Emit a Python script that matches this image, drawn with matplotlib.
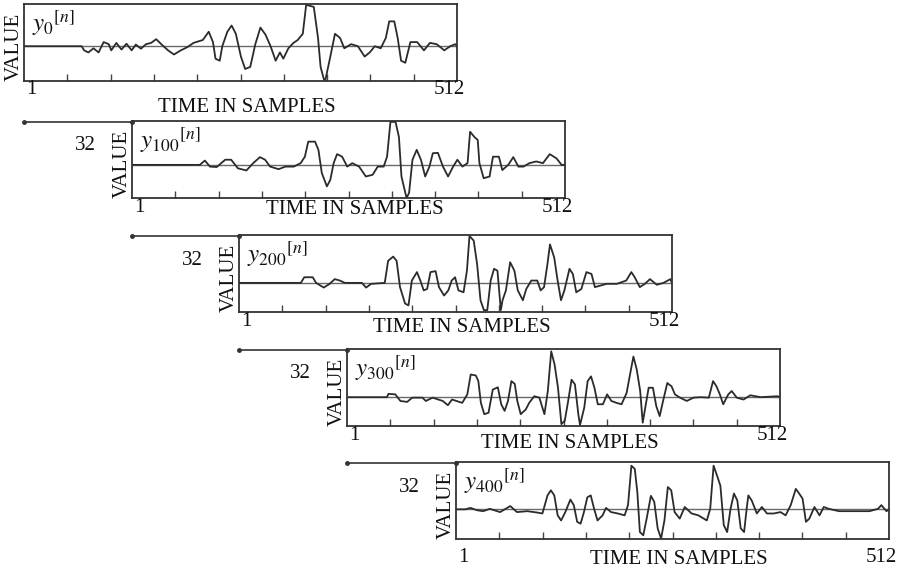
import matplotlib
matplotlib.use("Agg")
import matplotlib.pyplot as plt
from matplotlib.lines import Line2D

# ---- data (sample index, value) ----
y0_n = [1, 69, 72, 77, 83, 89, 95, 101, 104, 110, 116, 122, 128, 133, 139, 145, 151, 157, 163, 171,
        178, 186, 194, 201, 212, 219, 224, 227, 232, 235, 241, 246, 251, 257, 262, 268, 274, 280, 286, 292,
        298, 303, 307, 313, 319, 324, 330, 334, 343, 348, 351, 356, 362, 368, 374, 379, 387, 395, 403, 409,
        415, 422, 428, 432, 438, 442, 446, 451, 457, 465, 473, 480, 488, 497, 504, 510, 512]
y0_v = [0, 0, -0.1, -0.15, -0.05, -0.15, 0.1, 0.05, -0.1, 0.08, -0.08, 0.06, -0.1, 0.04, -0.06, 0.05, 0.08, 0.17, 0.05, -0.1,
        -0.2, -0.1, -0.02, 0.08, 0.15, 0.35, 0.1, -0.3, -0.35, 0.0, 0.35, 0.5, 0.3, -0.25, -0.55, -0.5, 0.05, 0.45, 0.28, 0.0,
        -0.35, -0.15, -0.3, -0.05, 0.08, 0.15, 0.3, 1.0, 0.95, 0.2, -0.5, -0.88, -0.3, 0.3, 0.2, -0.05, 0.05, 0.0, -0.25, -0.15,
        0.0, -0.05, 0.2, 0.6, 0.6, 0.2, -0.35, -0.4, 0.1, 0.1, -0.1, 0.08, 0.05, -0.1, 0.0, 0.05, 0.0]

y100_n = [1, 81, 87, 93, 101, 111, 118, 126, 136, 144, 152, 158, 164, 174, 182, 192, 200, 205, 209, 217,
          221, 225, 231, 235, 239, 243, 249, 255, 261, 269, 277, 285, 291, 298, 302, 306, 312, 316, 319, 325,
          328, 332, 337, 342, 347, 352, 356, 362, 368, 374, 380, 385, 391, 397, 400, 405, 409, 411, 416, 423,
          427, 434, 438, 445, 451, 457, 463, 470, 478, 486, 494, 502, 508, 512]
y100_v = [0, 0, 0.1, -0.04, -0.05, 0.12, 0.12, -0.08, -0.13, 0.04, 0.18, 0.12, -0.04, -0.1, -0.04, -0.04, 0.04, 0.19, 0.54, 0.54,
          0.35, -0.19, -0.5, -0.35, 0.04, 0.25, 0.19, -0.04, 0.04, -0.04, -0.27, -0.23, -0.04, -0.04, 0.19, 1.0, 1.0, 0.65, -0.27, -0.77,
          -0.65, 0.12, 0.35, 0.12, -0.27, -0.04, 0.27, 0.28, -0.04, -0.27, -0.04, 0.12, -0.04, 0.04, 0.77, 0.65, 0.58, 0.04, -0.31, -0.27,
          0.19, 0.19, -0.12, 0.0, 0.18, -0.04, -0.04, 0.04, 0.08, 0.04, 0.25, 0.15, 0.0, 0.0]

y200_n = [1, 74, 78, 88, 92, 101, 108, 114, 120, 126, 146, 151, 157, 173, 177, 183, 187, 191, 197, 201,
          205, 211, 215, 219, 223, 227, 233, 237, 243, 248, 252, 256, 260, 266, 270, 273, 278, 282, 286, 290,
          294, 298, 302, 306, 310, 312, 316, 321, 326, 330, 336, 340, 346, 353, 357, 361, 365, 368, 373, 377,
          381, 385, 391, 395, 399, 405, 411, 417, 421, 427, 435, 447, 458, 464, 468, 474, 480, 486, 494, 502,
          510, 512]
y200_v = [0, 0, 0.12, 0.12, 0, -0.1, -0.02, 0.08, 0.05, 0, 0, -0.1, -0.02, 0, 0.47, 0.56, 0.47, -0.09, -0.44, -0.48,
          0.05, 0.23, 0.05, -0.16, -0.13, 0.23, 0.25, -0.09, -0.27, -0.16, 0.05, 0.12, -0.16, -0.2, 0.26, 1.0, 0.9, 0.4, -0.37, -0.58,
          -0.58, 0.05, 0.3, 0.26, -0.58, -0.37, -0.16, 0.44, 0.26, -0.16, -0.37, -0.13, 0.05, 0.05, -0.16, -0.09, 0.4, 0.82, 0.54, 0.05,
          -0.37, -0.16, 0.3, 0.19, -0.2, -0.13, 0.23, 0.19, -0.09, -0.06, -0.02, -0.02, 0.05, 0.23, 0.12, -0.09, -0.02, 0.08, -0.04, 0,
          0.08, 0]

y300_n = [1, 48, 50, 58, 64, 72, 78, 90, 94, 102, 114, 120, 125, 137, 143, 147, 153, 156, 159, 163,
          168, 173, 179, 183, 187, 191, 195, 199, 202, 206, 212, 216, 222, 228, 234, 238, 242, 246, 250, 254,
          258, 262, 266, 270, 274, 276, 281, 285, 289, 293, 297, 303, 308, 313, 319, 325, 331, 335, 339, 343,
          347, 350, 353, 357, 362, 366, 370, 374, 379, 384, 388, 394, 402, 410, 418, 428, 433, 437, 441, 445,
          451, 455, 461, 469, 477, 489, 509, 512]
y300_v = [0, 0, 0.07, 0.06, -0.08, -0.1, -0.01, -0.01, -0.08, -0.01, -0.08, -0.17, -0.05, -0.12, 0.06, 0.48, 0.46, 0.34, -0.12, -0.36,
          -0.33, 0.16, 0.21, -0.15, -0.29, -0.08, 0.34, 0.28, -0.08, -0.36, -0.26, -0.12, 0.02, -0.01, -0.36, 0.13, 0.97, 0.69, 0.2, -0.57,
          -0.5, -0.08, 0.37, 0.27, -0.36, -0.59, -0.22, 0.34, 0.44, 0.2, -0.15, -0.15, 0.06, -0.08, -0.12, -0.15, 0.09, 0.48, 0.86, 0.58,
          0.13, -0.54, -0.22, 0.2, 0.2, -0.19, -0.4, -0.08, 0.3, 0.23, 0.06, -0.01, -0.08, -0.01, 0, -0.01, 0.34, 0.23, 0.06, -0.15,
          0.06, 0.13, -0.01, -0.05, 0.04, 0, 0.02, 0]

y400_n = [1, 12, 18, 26, 33, 41, 53, 65, 73, 85, 97, 103, 109, 113, 117, 121, 125, 130, 136, 140,
          144, 148, 152, 156, 160, 164, 168, 174, 178, 184, 192, 200, 204, 208, 212, 215, 218, 222, 226, 231,
          235, 239, 243, 247, 251, 255, 259, 265, 271, 279, 287, 297, 301, 305, 309, 313, 317, 321, 325, 329,
          333, 337, 341, 344, 346, 350, 356, 362, 368, 376, 384, 390, 396, 402, 406, 410, 414, 418, 424, 430,
          435, 441, 453, 469, 489, 499, 503, 509, 512]
y400_v = [0, 0, 0.03, -0.02, -0.04, 0.01, -0.06, 0.07, -0.06, -0.04, -0.07, -0.09, 0.3, 0.41, 0.3, -0.13, -0.24, -0.06, 0.21, 0.09,
          -0.27, -0.31, -0.06, 0.26, 0.3, 0.01, -0.24, -0.13, 0.03, -0.06, -0.09, -0.13, 0.09, 0.94, 0.87, 0.37, -0.49, -0.56, -0.2, 0.29,
          0.16, -0.41, -0.63, -0.24, 0.48, 0.41, -0.06, -0.2, 0.05, -0.09, -0.13, -0.24, 0.01, 0.94, 0.73, 0.51, -0.34, -0.49, 0.01, 0.34,
          0.19, -0.41, -0.49, 0.01, 0.3, 0.19, -0.09, 0.05, -0.09, -0.09, -0.06, -0.13, 0.09, 0.44, 0.34, 0.23, -0.27, -0.2, 0.05, -0.13,
          0.05, 0.01, -0.04, -0.04, -0.04, 0.01, 0.09, -0.04, 0]

signal_labels = [r"${y_{0}}^{[n]}$", r"${y_{100}}^{[n]}$", r"${y_{200}}^{[n]}$",
                 r"${y_{300}}^{[n]}$", r"${y_{400}}^{[n]}$"]
shift_label = "32"
x_label = "TIME IN SAMPLES"
y_label = "VALUE"
n_first, n_last = 1, 512

# ---- layout (pixels of a 905x574 canvas) ----
W, H = 905, 574
lefts = [24, 132, 239, 347, 456]
tops = [4, 121, 235, 349, 462]
box_w, box_h = 433, 77
y_lows = [-0.84, -0.77, -0.62, -0.61, -0.64]
lbl_drop = [9, 9, 10, 9, 18]        # "1"/"512" below the box
title_drop = [27, 12, 16, 17, 21]   # TIME IN SAMPLES below the box

plt.rcParams["font.family"] = ["Liberation Serif", "DejaVu Serif"]
plt.rcParams["mathtext.fontset"] = "stix"

INK = "#2b2b2b"
TXT = "#111111"


def fx(x):
    return x / W


def fy(y):
    return 1 - y / H


fig = plt.figure(figsize=(W / 100, H / 100), dpi=100)

series = [(y0_n, y0_v), (y100_n, y100_v), (y200_n, y200_v), (y300_n, y300_v), (y400_n, y400_v)]
for i, (n, v) in enumerate(series):
    L, T = lefts[i], tops[i]
    B = T + box_h
    ax = fig.add_axes([fx(L), fy(B), box_w / W, box_h / H])
    ax.axhline(0, color="#6a6a6a", lw=1.0, zorder=1)
    ax.plot(n, v, color=INK, lw=1.3, zorder=2)
    ax.set_xlim(n_first, n_last)
    ax.set_ylim(y_lows[i], 1.02)
    step = (n_last - n_first) / 10
    ax.set_xticks([n_first + k * step for k in range(1, 10)])
    ax.set_xticklabels([])
    ax.set_yticks([])
    ax.tick_params(axis="x", direction="in", length=5, width=1.0, color="#444444", top=False)
    for sp in ax.spines.values():
        sp.set_color("#333333")
        sp.set_linewidth(1.3)

    ax.text(8 / box_w, 1 - 4 / box_h, signal_labels[i], transform=ax.transAxes,
            ha="left", va="top", fontsize=18, color=TXT)

    fig.text(fx(L - 10), fy(B), y_label, rotation=90, ha="center", va="bottom",
             fontsize=15, color=TXT)
    fig.text(fx(L + 2), fy(B + lbl_drop[i]), str(n_first), ha="left", va="center",
             fontsize=15, color=TXT)
    fig.text(fx(L + box_w + 8), fy(B + lbl_drop[i]), str(n_last), ha="right", va="center",
             fontsize=15, color=TXT)
    fig.text(fx(L + box_w / 2 + 6), fy(B + title_drop[i]), x_label, ha="center", va="center",
             fontsize=15, color=TXT)

    if i > 0:
        x0, x1 = lefts[i - 1], L
        fig.add_artist(Line2D([fx(x0), fx(x1)], [fy(T + 1), fy(T + 1)], transform=fig.transFigure,
                              color="#333333", lw=1.2, marker="o", markersize=2.5))
        fig.text(fx(L - 47), fy(T + 25), shift_label, ha="center", va="center",
                 fontsize=15, color=TXT)

fig.savefig("out.png", dpi=100)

* * * * *

__Problem description__.
Would you reproduce the lines above, from the very first through the line containing "0.15, 0.0, 0.0]", exactly and without the pictures?

__Written answer__.
Emit a Python script that matches this image, drawn with matplotlib.
import matplotlib
matplotlib.use("Agg")
import matplotlib.pyplot as plt
from matplotlib.lines import Line2D

# ---- data (sample index, value) ----
y0_n = [1, 69, 72, 77, 83, 89, 95, 101, 104, 110, 116, 122, 128, 133, 139, 145, 151, 157, 163, 171,
        178, 186, 194, 201, 212, 219, 224, 227, 232, 235, 241, 246, 251, 257, 262, 268, 274, 280, 286, 292,
        298, 303, 307, 313, 319, 324, 330, 334, 343, 348, 351, 356, 362, 368, 374, 379, 387, 395, 403, 409,
        415, 422, 428, 432, 438, 442, 446, 451, 457, 465, 473, 480, 488, 497, 504, 510, 512]
y0_v = [0, 0, -0.1, -0.15, -0.05, -0.15, 0.1, 0.05, -0.1, 0.08, -0.08, 0.06, -0.1, 0.04, -0.06, 0.05, 0.08, 0.17, 0.05, -0.1,
        -0.2, -0.1, -0.02, 0.08, 0.15, 0.35, 0.1, -0.3, -0.35, 0.0, 0.35, 0.5, 0.3, -0.25, -0.55, -0.5, 0.05, 0.45, 0.28, 0.0,
        -0.35, -0.15, -0.3, -0.05, 0.08, 0.15, 0.3, 1.0, 0.95, 0.2, -0.5, -0.88, -0.3, 0.3, 0.2, -0.05, 0.05, 0.0, -0.25, -0.15,
        0.0, -0.05, 0.2, 0.6, 0.6, 0.2, -0.35, -0.4, 0.1, 0.1, -0.1, 0.08, 0.05, -0.1, 0.0, 0.05, 0.0]

y100_n = [1, 81, 87, 93, 101, 111, 118, 126, 136, 144, 152, 158, 164, 174, 182, 192, 200, 205, 209, 217,
          221, 225, 231, 235, 239, 243, 249, 255, 261, 269, 277, 285, 291, 298, 302, 306, 312, 316, 319, 325,
          328, 332, 337, 342, 347, 352, 356, 362, 368, 374, 380, 385, 391, 397, 400, 405, 409, 411, 416, 423,
          427, 434, 438, 445, 451, 457, 463, 470, 478, 486, 494, 502, 508, 512]
y100_v = [0, 0, 0.1, -0.04, -0.05, 0.12, 0.12, -0.08, -0.13, 0.04, 0.18, 0.12, -0.04, -0.1, -0.04, -0.04, 0.04, 0.19, 0.54, 0.54,
          0.35, -0.19, -0.5, -0.35, 0.04, 0.25, 0.19, -0.04, 0.04, -0.04, -0.27, -0.23, -0.04, -0.04, 0.19, 1.0, 1.0, 0.65, -0.27, -0.77,
          -0.65, 0.12, 0.35, 0.12, -0.27, -0.04, 0.27, 0.28, -0.04, -0.27, -0.04, 0.12, -0.04, 0.04, 0.77, 0.65, 0.58, 0.04, -0.31, -0.27,
          0.19, 0.19, -0.12, 0.0, 0.18, -0.04, -0.04, 0.04, 0.08, 0.04, 0.25, 0.15, 0.0, 0.0]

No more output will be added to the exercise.